Similarly, the organization selecting a model should consider their particular resources and constraints to determine the best way to establish their LOD ecosystem. Four development approaches are commonly used by heritage organizations:

  • Using a “ready-made” applied model without adapting it:

    • This is the least demanding approach in terms of modelling as it only requires maintaining compliance with the current version of a single standard;

    • Only existing classes, properties, patterns, and/or fields can be used, and they must be used in the way they were intended by the model developer which might require resources to adapt the data (or limiting the scope of the project to the model itself);

    • This has the disadvantage of enabling little customization so that the model must reasonably fit the needs of the projects;

    • The development of such an ecosystem is most often the work of small-sized organizations with general needs (e.g. community centers).

  • Using a “ready-made” applied model and adapting it as little as possible whilst still allowing for the creation of new classes, properties, patterns, and/or fields in compliance with the standard it is based on (i.e. an ontology) to simplify the data conversion process:

    • This is a moderately demanding approach whereas new classes, properties, patterns, and/or fields are created when a specific need that cannot otherwise be addressed emerges;

    • This has the advantage of addressing specific needs, but new classes, properties, patterns, and/or fields will likely not be semantically rich outside the organization;

    • This requires a capacity to standardize local classes, properties, patterns, and/or fields by clearly defining them in a manner coherent with the rest of the model so that they can be used by internal and external stakeholders;

    • This requires a capacity to publicize local classes, properties, patterns, and/or fields so that they are used by internal and external stakeholders;

    • This requires a capacity to maintain local classes, properties, patterns, and/or fields up-to-date and aligned with the “main” model so that they can be used by internal and external stakeholders;

    • The development of such an ecosystem is most often the work of medium-sized organizations with specific needs (e.g. specialized museums).

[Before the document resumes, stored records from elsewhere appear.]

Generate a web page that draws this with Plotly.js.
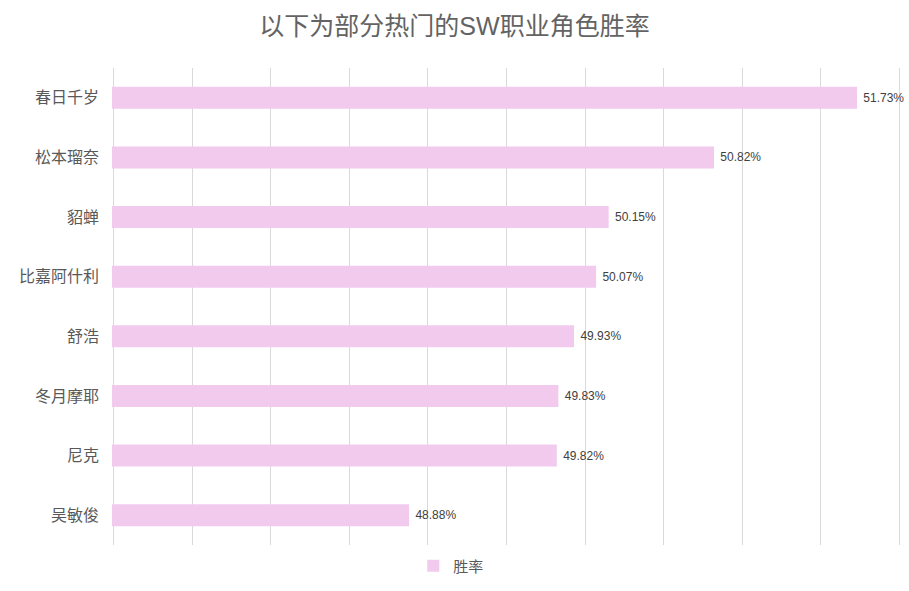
<!DOCTYPE html>
<html>
<head>
<meta charset="utf-8">
<script src="https://cdn.plot.ly/plotly-3.0.1.min.js"></script>
<style>
  html, body { margin: 0; padding: 0; background: #fff; }
  #chart { width: 909px; height: 591px; }
</style>
</head>
<body>
<div id="chart"></div>
<script>
// win rate of some popular SW characters, top to bottom as drawn
const names = ["春日千岁", "松本瑠奈", "貂蝉", "比嘉阿什利", "舒浩", "冬月摩耶", "尼克", "吴敏俊"];
const winRate = [51.73, 50.82, 50.15, 50.07, 49.93, 49.83, 49.82, 48.88];
const seriesName = "胜率";

const FONT = '"Liberation Sans", Arial, "Noto Sans CJK SC", sans-serif';
const GREY = '#595959';

Plotly.newPlot('chart', [{
    type: 'bar',
    orientation: 'h',
    x: winRate,
    y: names,
    name: seriesName,
    marker: {color: '#f1caee'},
    // nbsp gives a bit more room between bar end and label
    text: winRate.map(v => '\u00a0' + v.toFixed(2) + '%'),
    textposition: 'outside',
    cliponaxis: false,
    textfont: {family: FONT, size: 12, color: '#404040'},
    hoverinfo: 'none'
  }], {
    width: 909,
    height: 591,
    font: {family: FONT, color: GREY},
    paper_bgcolor: '#fff',
    plot_bgcolor: '#fff',
    title: {
      text: '以下为部分热门的SW职业角色胜率',
      font: {family: FONT, size: 25, color: '#636363'},
      x: 0.5, xref: 'container', xanchor: 'center',
      y: 0.955, yref: 'container', yanchor: 'middle'
    },
    margin: {l: 112, r: 8, t: 68, b: 43},
    bargap: 0.63,
    showlegend: true,
    legend: {
      orientation: 'h',
      x: 0.43, xanchor: 'center',
      y: -0.044, yanchor: 'middle',
      font: {family: FONT, size: 15, color: GREY},
      itemwidth: 30
    },
    xaxis: {
      // padded a little so the edge gridlines at 47 and 52 are kept
      range: [46.99, 52.01],
      tick0: 47,
      dtick: 0.5,
      showticklabels: false,
      showgrid: true,
      gridcolor: '#d9d9d9',
      zeroline: false,
      showline: false,
      fixedrange: true
    },
    yaxis: {
      autorange: 'reversed',
      showgrid: false,
      showline: false,
      ticks: '',
      ticklabelstandoff: 12,
      tickfont: {family: FONT, size: 16, color: GREY},
      fixedrange: true
    }
  }, {
    staticPlot: true
});
</script>
</body>
</html>
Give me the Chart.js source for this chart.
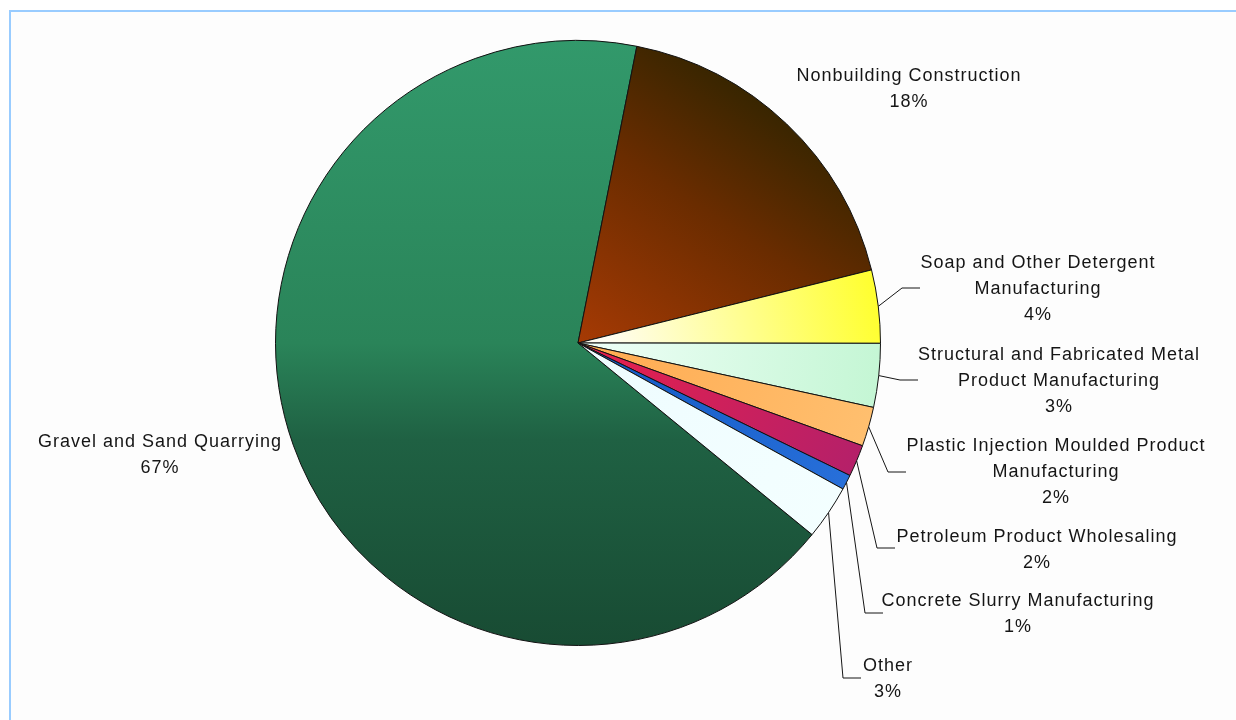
<!DOCTYPE html>
<html>
<head>
<meta charset="utf-8">
<script src="https://cdn.jsdelivr.net/npm/chart.js@4.4.1/dist/chart.umd.min.js"></script>
<style>
  html, body { margin: 0; padding: 0; background: #fff; overflow: hidden; }
  #frame { position: absolute; left: 9px; top: 10px; width: 1300px; height: 800px;
           border: 2px solid #99ccff; background: #fdfdfd; }
  #wrap { position: absolute; left: 0; top: 0; width: 1236px; height: 720px; }
</style>
</head>
<body>
<div id="frame"></div>
<div id="wrap"><canvas id="pieChart" width="1236" height="720"></canvas></div>
<script>
// data (percent share), clockwise from the big slice
const categories = [
    'Gravel and Sand Quarrying',
    'Nonbuilding Construction',
    'Soap and Other Detergent Manufacturing',
    'Structural and Fabricated Metal Product Manufacturing',
    'Plastic Injection Moulded Product Manufacturing',
    'Petroleum Product Wholesaling',
    'Concrete Slurry Manufacturing',
    'Other'
];
const shares = [67.2, 18.0, 3.9, 3.4, 2.1, 1.7, 0.8, 2.9];

// slice fills: gradient direction in chart-area fractions + colour stops
const fills = [
    { from: [0.5, 0], to: [0.5, 1], stops: [[0, '#32996b'], [0.5, '#2a8459'], [0.66, '#1f6143'], [1, '#184b33']] },
    { from: [0.8, 0.05], to: [0.5, 0.5], stops: [[0, '#2e2400'], [0.45, '#6a2c00'], [1, '#a63a04']] },
    { from: [1, 0.4], to: [0.55, 0.5], stops: [[0, '#ffff2a'], [1, '#fffdf2']] },
    { from: [1, 0.55], to: [0.5, 0.5], stops: [[0, '#c4f6d4'], [1, '#f0fff8']] },
    { from: [1, 0.65], to: [0.5, 0.5], stops: [[0, '#ffc070'], [1, '#ffaa50']] },
    { from: [1, 0.72], to: [0.5, 0.5], stops: [[0, '#b0206c'], [1, '#e8204c']] },
    { from: [1, 0.75], to: [0.5, 0.5], stops: [[0, '#2a72dc'], [1, '#1258c4']] },
    { from: [1, 0.8], to: [0.5, 0.5], stops: [[0, '#f4ffff'], [1, '#eefcff']] }
];

// label layout, offsets from pie centre (text x centre, first baseline, leader elbow)
const labelLayout = [
    { tx: -418, ty: 104 },
    { tx: 331, ty: -262 },
    { tx: 460, ty: -75, ex: 324, ey: -55 },
    { tx: 481, ty: 17, ex: 322, ey: 37 },
    { tx: 478, ty: 108, ex: 310, ey: 129 },
    { tx: 459, ty: 199, ex: 299, ey: 205 },
    { tx: 440, ty: 263, ex: 287, ey: 270 },
    { tx: 310, ty: 328, ex: 265, ey: 335 }
];

const FONT = '18px "Liberation Sans", Arial, sans-serif';
const LINE_H = 26;

function sliceFill(context) {
    const chart = context.chart;
    const area = chart.chartArea;
    const f = fills[context.dataIndex];
    if (!area || !f) return '#ccc';
    const w = area.right - area.left, h = area.bottom - area.top;
    const g = chart.ctx.createLinearGradient(
        area.left + f.from[0] * w, area.top + f.from[1] * h,
        area.left + f.to[0] * w, area.top + f.to[1] * h);
    f.stops.forEach(s => g.addColorStop(s[0], s[1]));
    return g;
}

function wrapText(ctx, text, maxW) {
    const words = text.split(' ');
    let lines = [], cur = '';
    words.forEach(w => {
        const test = cur ? cur + ' ' + w : w;
        if (cur && ctx.measureText(test).width > maxW) {
            lines.push(cur);
            cur = w;
        } else {
            cur = test;
        }
    });
    if (cur) lines.push(cur);
    return lines;
}

const pieLabels = {
    id: 'pieLabels',
    afterDatasetsDraw(chart) {
        const ctx = chart.ctx;
        const meta = chart.getDatasetMeta(0);
        const total = shares.reduce((a, b) => a + b, 0);
        ctx.save();
        ctx.font = FONT;
        if ('letterSpacing' in ctx) ctx.letterSpacing = '1px';
        ctx.fillStyle = '#151515';
        ctx.strokeStyle = '#151515';
        ctx.lineWidth = 1;
        ctx.textAlign = 'center';
        meta.data.forEach((arc, i) => {
            const p = arc.getProps(['x', 'y', 'startAngle', 'endAngle', 'outerRadius'], true);
            const lay = labelLayout[i];
            const mid = (p.startAngle + p.endAngle) / 2;
            if (lay.ex !== undefined) {
                ctx.beginPath();
                ctx.moveTo(p.x + Math.cos(mid) * p.outerRadius, p.y + Math.sin(mid) * p.outerRadius);
                ctx.lineTo(p.x + lay.ex, p.y + lay.ey);
                ctx.lineTo(p.x + lay.ex + 18, p.y + lay.ey);
                ctx.stroke();
            }
            const lines = wrapText(ctx, categories[i], 310);
            lines.push(Math.round(shares[i] / total * 100) + '%');
            lines.forEach((ln, k) => {
                ctx.fillText(ln, p.x + lay.tx, p.y + lay.ty + k * LINE_H);
            });
        });
        ctx.restore();
    }
};

const chart = new Chart(document.getElementById('pieChart'), {
    type: 'pie',
    data: {
        labels: categories,
        datasets: [{
            data: shares,
            backgroundColor: sliceFill,
            borderColor: '#111',
            borderWidth: 1
        }]
    },
    options: {
        responsive: false,
        animation: false,
        devicePixelRatio: 1,
        rotation: 129.3,
        layout: { padding: { left: 275, right: 355, top: 40, bottom: 74 } },
        plugins: {
            legend: { display: false },
            tooltip: { enabled: false }
        }
    },
    plugins: [pieLabels]
});
</script>
</body>
</html>
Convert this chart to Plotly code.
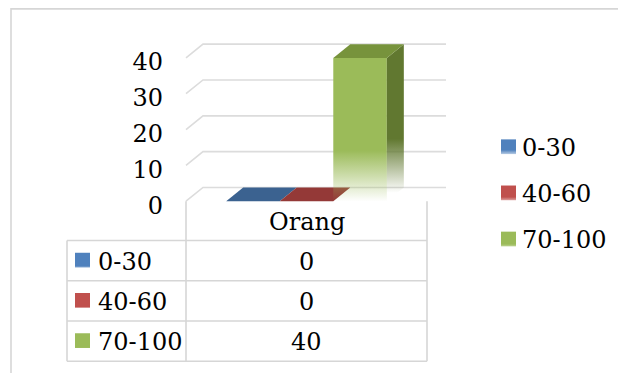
import plotly.graph_objects as go

# ---- data -------------------------------------------------------------
categories = ["Orang"]
series_names = ["0-30", "40-60", "70-100"]
series_values = [0, 0, 40]
y_ticks = [0, 10, 20, 30, 40]

# ---- styling ----------------------------------------------------------
front_colors = ["#4F81BD", "#C0504D", "#9BBB59"]
top_colors = ["#3B6290", "#943937", "#77933C"]
side_colors = ["#375A85", "#8A3634", "#617830"]
GRID = "#DCDCDC"
BORDER = "#D6D6D6"
FONT = "DejaVu Serif"
FS = 24

W, H = 618, 380
# front plane of the 3-D plot, in pixels
X0_PX, X1_PX = 186, 427          # category band
Y0_PX, YTOP_PX = 205, 59         # value 0 and value 40
DEPTH_X, DEPTH_Y = 17, 14        # depth offset of the back wall

px_per_cat = X1_PX - X0_PX
px_per_val = (Y0_PX - YTOP_PX) / 40.0
dxu = DEPTH_X / px_per_cat
dyu = DEPTH_Y / px_per_val
bar_w = 1 / 4.5                  # three bars + 150 % gap


def x_px(u):
    return X0_PX + (u + 0.5) * px_per_cat


def y_px(v):
    return Y0_PX - v * px_per_val


xr = [-0.5 - 22 / px_per_cat, 0.5 + 30 / px_per_cat]
yr = [-3, 48]
x_domain = [x_px(xr[0]) / W, x_px(xr[1]) / W]
y_domain = [1 - y_px(yr[0]) / H, 1 - y_px(yr[1]) / H]


def rgba(hex_color, a):
    h = hex_color.lstrip("#")
    r, g, b = int(h[0:2], 16), int(h[2:4], 16), int(h[4:6], 16)
    return f"rgba({r},{g},{b},{a})"


fig = go.Figure()

# gridlines on the floor edge + back wall
for t in y_ticks:
    fig.add_trace(go.Scatter(
        x=[-0.5, -0.5 + dxu, 0.5 + dxu + 2 / px_per_cat],
        y=[t, t + dyu, t + dyu],
        mode="lines", line=dict(color=GRID, width=1.6),
        hoverinfo="skip", showlegend=False, xaxis="x", yaxis="y"))

# 3-D columns
n = len(series_names)
for i, (name, v) in enumerate(zip(series_names, series_values)):
    c = (i - (n - 1) / 2) * bar_w
    xl, xr_ = c - bar_w / 2, c + bar_w / 2
    if v > 0:
        # front face
        fig.add_trace(go.Scatter(
            x=[xl, xr_, xr_, xl, xl], y=[0, 0, v, v, 0],
            mode="lines", line=dict(width=0), fill="toself",
            fillgradient=dict(type="vertical",
                              colorscale=[[0, rgba(front_colors[i], 0)],
                                          [1, rgba(front_colors[i], 1)]],
                              start=v * 0.02, stop=v * 0.37),
            hoverinfo="skip", showlegend=False, xaxis="x", yaxis="y"))
        # side face
        fig.add_trace(go.Scatter(
            x=[xr_, xr_ + dxu, xr_ + dxu, xr_, xr_],
            y=[0, dyu, v + dyu, v, 0],
            mode="lines", line=dict(width=0), fill="toself",
            fillgradient=dict(type="vertical",
                              colorscale=[[0, rgba(side_colors[i], 0)],
                                          [1, rgba(side_colors[i], 1)]],
                              start=v * 0.08, stop=v * 0.45),
            hoverinfo="skip", showlegend=False, xaxis="x", yaxis="y"))
    # top face
    fig.add_trace(go.Scatter(
        x=[xl, xl + dxu, xr_ + dxu, xr_, xl],
        y=[v, v + dyu, v + dyu, v, v],
        mode="lines", line=dict(width=0), fill="toself",
        fillcolor=top_colors[i],
        hoverinfo="skip", showlegend=False, xaxis="x", yaxis="y"))

# ---- overlay in pixel units for table, legend and frame -------------
shapes = []
annotations = []


def hline(x0, x1, y, color=BORDER, w=1.6):
    shapes.append(dict(type="line", xref="x2", yref="y2", x0=x0, x1=x1,
                       y0=y, y1=y, line=dict(color=color, width=w)))


def vline(x, y0, y1, color=BORDER, w=1.6):
    shapes.append(dict(type="line", xref="x2", yref="y2", x0=x, x1=x,
                       y0=y0, y1=y1, line=dict(color=color, width=w)))


def text(x, y, s, anchor="left"):
    annotations.append(dict(xref="x2", yref="y2", x=x, y=y, text=s,
                            showarrow=False, xanchor=anchor, yanchor="middle",
                            font=dict(family=FONT, size=FS, color="black")))


def key(x, y, color):
    # small swatch fading to white at the bottom
    fig.add_trace(go.Scatter(
        x=[x, x + 15, x + 15, x, x], y=[y, y, y + 15, y + 15, y],
        mode="lines", line=dict(width=0), fill="toself",
        fillgradient=dict(type="vertical",
                          colorscale=[[0, rgba(color, 1)], [1, rgba(color, 0)]],
                          start=y + 8, stop=y + 15),
        hoverinfo="skip", showlegend=False, xaxis="x2", yaxis="y2"))


# outer chart frame
shapes.append(dict(type="rect", xref="x2", yref="y2", x0=11, x1=640,
                   y0=9, y1=400, line=dict(color=BORDER, width=1.6)))

# data table
T_L, T_M, T_R = 67, X0_PX, X1_PX
rows = [205, 245, 286, 327, 368]
vline(T_M, rows[0], rows[-1])
vline(T_R, rows[0], rows[-1])
vline(T_L, rows[1], rows[-1])
for ry in rows[1:]:
    hline(T_L, T_R, ry)
text((T_M + T_R) / 2, (rows[0] + rows[1]) / 2 + 1, categories[0], "center")
for i, (name, v) in enumerate(zip(series_names, series_values)):
    cy = (rows[i + 1] + rows[i + 2]) / 2
    key(75, cy - 8, front_colors[i])
    text(96, cy + 1, name)
    text((T_M + T_R) / 2, cy + 1, str(v), "center")

# legend
for i, name in enumerate(series_names):
    ly = 150 + i * 47
    key(501, ly - 8, front_colors[i])
    text(520, ly + 1, name)

fig.update_layout(
    width=W, height=H,
    margin=dict(l=0, r=0, t=0, b=0),
    paper_bgcolor="white", plot_bgcolor="rgba(0,0,0,0)",
    showlegend=False,
    xaxis=dict(domain=x_domain, range=xr, visible=False, fixedrange=True),
    yaxis=dict(domain=y_domain, range=yr, tickvals=y_ticks,
               ticktext=[str(t) for t in y_ticks], showgrid=False,
               zeroline=False, showline=False, ticks="",
               ticklabelshift=4,
               tickfont=dict(family=FONT, size=FS, color="black"),
               fixedrange=True),
    xaxis2=dict(domain=[0, 1], range=[0, W], visible=False, fixedrange=True),
    yaxis2=dict(domain=[0, 1], range=[H, 0], visible=False, fixedrange=True,
                anchor="x2"),
    shapes=shapes, annotations=annotations,
)

fig.write_html("out.html")
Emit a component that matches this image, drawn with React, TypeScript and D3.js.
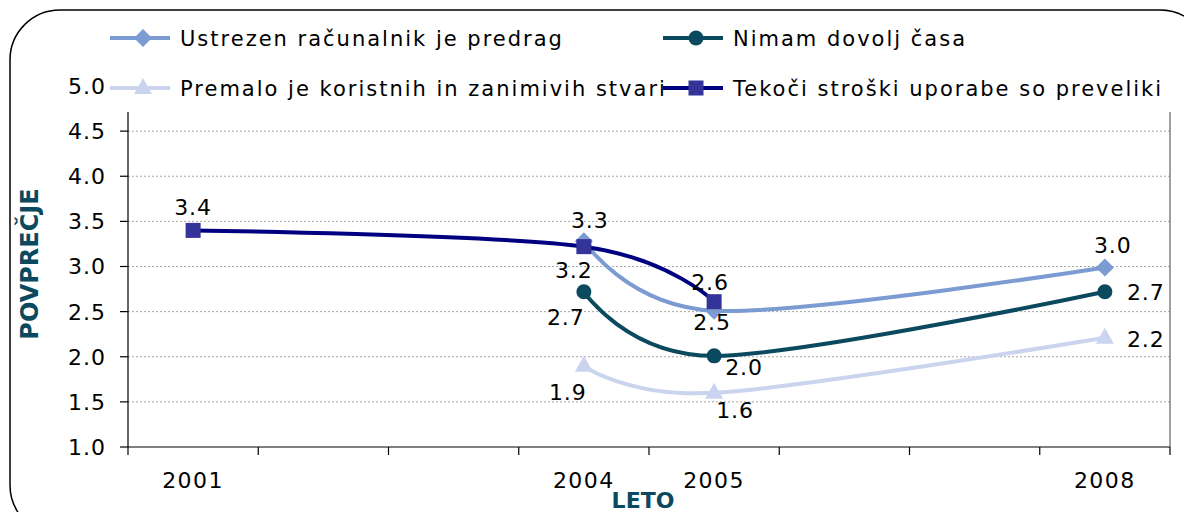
import React from "react";
import * as d3 from "d3";

const years = ["2001", "2002", "2003", "2004", "2005", "2006", "2007", "2008"];
const yTicks = [1.0, 1.5, 2.0, 2.5, 3.0, 3.5, 4.0, 4.5, 5.0];

const ustrezen = [null, null, null, 3.28, 2.51, null, null, 2.99];
const nimam = [null, null, null, 2.72, 2.01, null, null, 2.72];
const premalo = [null, null, null, 1.9, 1.6, null, null, 2.21];
const tekoci = [3.4, null, null, 3.22, 2.61, null, null, null];

const seriesNames = [
  "Ustrezen računalnik je predrag",
  "Nimam dovolj časa",
  "Premalo je koristnih in zanimivih stvari",
  "Tekoči stroški uporabe so preveliki",
];

type Series = {
  name: string;
  values: (number | null)[];
  line: string;
  fill: string;
  marker: "diamond" | "circle" | "triangle" | "square";
  labelOff: Record<number, [number, number, string]>;
};

// label placement offsets (dx, dy, anchor) relative to each point
const series: Series[] = [
  { name: seriesNames[0], values: ustrezen, line: "#7B9BD2", fill: "#7B9BD2", marker: "diamond",
    labelOff: { 3: [6, -13, "middle"], 4: [-2, 19, "middle"], 7: [8, -14, "middle"] } },
  { name: seriesNames[1], values: nimam, line: "#0B4A5E", fill: "#0B4A5E", marker: "circle",
    labelOff: { 3: [-18, 33, "middle"], 4: [30, 19, "middle"], 7: [22, 8, "start"] } },
  { name: seriesNames[2], values: premalo, line: "#CAD4EE", fill: "#CAD4EE", marker: "triangle",
    labelOff: { 3: [-16, 34, "middle"], 4: [21, 25, "middle"], 7: [22, 9, "start"] } },
  { name: seriesNames[3], values: tekoci, line: "#000080", fill: "#333399", marker: "square",
    labelOff: { 0: [0, -15, "middle"], 3: [-10, 31, "middle"], 4: [-4, -12, "middle"] } },
];

const W = 1184;
const H = 512;
const plot = { left: 128, right: 1170, top: 86, bottom: 447 };
const FONT = "'DejaVu Sans', Verdana, sans-serif";

function Marker({ type, x, y, fill }: { type: string; x: number; y: number; fill: string }) {
  if (type === "diamond") {
    const s = 9;
    return <path d={`M${x},${y - s}L${x + s},${y}L${x},${y + s}L${x - s},${y}Z`} fill={fill} />;
  }
  if (type === "circle") return <circle cx={x} cy={y} r={7.5} fill={fill} />;
  if (type === "triangle") {
    return <path d={`M${x},${y - 10}L${x + 9},${y + 6}L${x - 9},${y + 6}Z`} fill={fill} />;
  }
  return <rect x={x - 7.5} y={y - 7.5} width={15} height={15} fill={fill} />;
}

export default function App() {
  const x = d3.scaleBand<string>().domain(years).range([plot.left, plot.right]).padding(0);
  const y = d3.scaleLinear().domain([1, 5]).range([plot.bottom, plot.top]);
  const cx = (yr: string) => (x(yr) as number) + x.bandwidth() / 2;
  const line = d3
    .line<[number, number]>()
    .x((d) => d[0])
    .y((d) => d[1])
    .curve(d3.curveCardinal.tension(0));

  const boundaries = years.map((yr) => x(yr) as number).concat([plot.right]);
  const labelYears = ["2001", "2004", "2005", "2008"];

  const legendItems = [
    { s: series[0], lx: 110, ly: 38 },
    { s: series[1], lx: 663, ly: 38 },
    { s: series[2], lx: 110, ly: 88 },
    { s: series[3], lx: 663, ly: 88 },
  ];

  return (
    <div style={{ position: "fixed", left: 0, top: 0 }}>
      <svg width={W} height={H} style={{ display: "block", fontFamily: FONT }}>
        <rect x={0} y={0} width={W} height={H} fill="#ffffff" />
        <rect x={10} y={10} width={1200} height={525} rx={50} ry={50} fill="none" stroke="#000" strokeWidth={1.5} />

        {/* gridlines */}
        {yTicks.filter((t) => t > 1 && t < 5).map((t) => (
          <line key={t} x1={plot.left} x2={plot.right} y1={y(t)} y2={y(t)} stroke="#a6a6a6" strokeWidth={1} strokeDasharray="2,2" />
        ))}
        {/* right border */}
        <line x1={plot.right} x2={plot.right} y1={plot.top} y2={plot.bottom} stroke="#808080" strokeWidth={1.5} />
        {/* axes */}
        <line x1={plot.left} x2={plot.left} y1={plot.top} y2={plot.bottom} stroke="#000" strokeWidth={1.2} />
        <line x1={plot.left} x2={plot.right} y1={plot.bottom} y2={plot.bottom} stroke="#000" strokeWidth={1.2} />
        {yTicks.map((t) => (
          <g key={t}>
            <line x1={plot.left - 8} x2={plot.left} y1={y(t)} y2={y(t)} stroke="#000" strokeWidth={1.2} />
            <text x={106} y={y(t)} dy="0.36em" textAnchor="end" fontSize={22} letterSpacing={1} fill="#000">
              {t.toFixed(1)}
            </text>
          </g>
        ))}
        {boundaries.map((b, i) => (
          <line key={i} x1={b} x2={b} y1={plot.bottom} y2={plot.bottom + 8} stroke="#000" strokeWidth={1.2} />
        ))}
        {years.map((yr) =>
          labelYears.includes(yr) ? (
            <text key={yr} x={cx(yr)} y={488} textAnchor="middle" fontSize={22} letterSpacing={1.5} fill="#000">
              {yr}
            </text>
          ) : null
        )}

        {/* series lines */}
        {series.map((s) => {
          const pts: [number, number][] = [];
          s.values.forEach((v, i) => {
            if (v != null) pts.push([cx(years[i]), y(v)]);
          });
          return (
            <path key={s.name} d={line(pts) || ""} fill="none" stroke={s.line} strokeWidth={4} strokeLinejoin="round" />
          );
        })}
        {series.map((s) =>
          s.values.map((v, i) =>
            v != null ? <Marker key={s.name + i} type={s.marker} x={cx(years[i])} y={y(v)} fill={s.fill} /> : null
          )
        )}
        {series.map((s) =>
          s.values.map((v, i) => {
            if (v == null) return null;
            const [dx, dy, anchor] = s.labelOff[i] || [0, -14, "middle"];
            return (
              <text key={"l" + s.name + i} x={cx(years[i]) + dx} y={y(v) + dy} textAnchor={anchor} fontSize={22} letterSpacing={1} fill="#000">
                {v.toFixed(1)}
              </text>
            );
          })
        )}

        {/* legend */}
        <rect x={108} y={14} width={1066} height={98} fill="#ffffff" />
        {legendItems.map(({ s, lx, ly }) => (
          <g key={s.name}>
            <line x1={lx} x2={lx + 60} y1={ly} y2={ly} stroke={s.line} strokeWidth={4} />
            <Marker type={s.marker} x={lx + 33} y={ly} fill={s.fill} />
            <text x={lx + 70} y={ly} dy="0.36em" fontSize={21} letterSpacing={2} fill="#000">
              {s.name}
            </text>
          </g>
        ))}

        {/* axis titles */}
        <text transform={`translate(38,264) rotate(-90)`} textAnchor="middle" fontSize={24} fontWeight="bold" fill="#0B4A5E">
          POVPREČJE
        </text>
        <text x={643} y={508} textAnchor="middle" fontSize={22} fontWeight="bold" fill="#0B4A5E">
          LETO
        </text>
      </svg>
    </div>
  );
}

  • Using several compatible models whilst planning time and resources to routinely update the links amongst them to reflect updates and/or to account for changes made to the models. This approach could include the creation of new classes and/or properties and, if so, the considerations mentioned above should be taken into account. In addition:

    • This is a highly demanding approach as it requires the development of a master model to standardize alignment between models;

    • This requires a team dedicated to the update and maintenance of the implemented model·s and the links amongst them;

    • The development of such an ecosystem is most often the work of larger organizations with varied but interconnected needs (e.g. encyclopedic museums).

  • Developing a model in-house:

    • This is the most demanding approach as it requires the dedication of an entire team to the acquisition of expertise as well as the development of the model and of its documentation, testing, publicizing, etc.;

    • This requires a capacity to standardize and clearly define the model so that it can be used by internal and external stakeholders;

    • This requires a capacity to publicize and make available the model so that it can be used by internal and external stakeholders;

    • This requires the capacity to contextualize the model, maintain it, and offer support to its users;

    • The development of such an applied model is most often the work of an overarching organization (e.g. research centers) servicing several smaller stakeholders whose needs and requirements should be taken into consideration in the process.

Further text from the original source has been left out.